Still though, the monk held firm to the man’s arm whereupon he rounded upon Aganyú who looked on with a similarly confused gaze to that which father and daughter bore. The warrior broken and battered bore the mark of a number of blows, so that it was at this time that Uju’s heart first began to twist with pity.
Her heart though was never half so soft as that of her father, who seeing the marks on the face and part of the chest of his charge, and the rod that Kolwé held in his left hand became outraged. “Slaughter him Kayode, run him through with a knife! A rusty one I say! How dare, he do that to poor Aganyú!”
“Poor Aganyú you say? He is a murderer!” Kolwé squawked not unlike a bird that has had a stone thrown at it.

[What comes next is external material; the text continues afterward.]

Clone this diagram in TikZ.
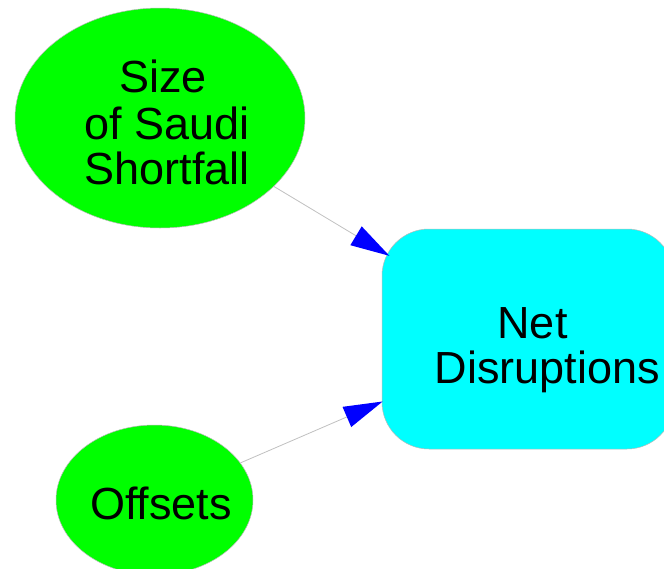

“As though you Kolwé the Brigand are much better,” Kayode snapped, seeing the startled expression of the other man he sneered. “Yes, I know of you and of thy vile misdeeds. I know of all the misdeeds; murder, extortion, theft, among many other crimes, yes I know, as I have been asking about you since I first heard you visiting my patient.”
Kolwé looked as though a solid bucket of cold water had been dropped upon him. He did not quite know what to say or do, this much was evident. The plump young man looked on at the monk in bewilderment and outrage.
It was as he attempted to make a new flurry of indignant excuses for his actions that, the man before him interrupted him once more, this time with a single finger held up to his face. “Did you think I would not notice the fresh bruises that have appeared all over my patient, since that first night we took him in?”
“He is still a murderer! And what I did, I did mostly to greedy merchants and corrupted noblemen.” Kolwé excused himself to the disdain of the father and daughter.
“That may be so, though I know not how true it is,” Owalade snapped having at last lost all semblance of self-restraint, “But this man is under my protection and therefore you have no right to beat or humiliate or degrade him! To have beaten him- why I ought to beat you!”
“As though you could-” Kolwé began to say.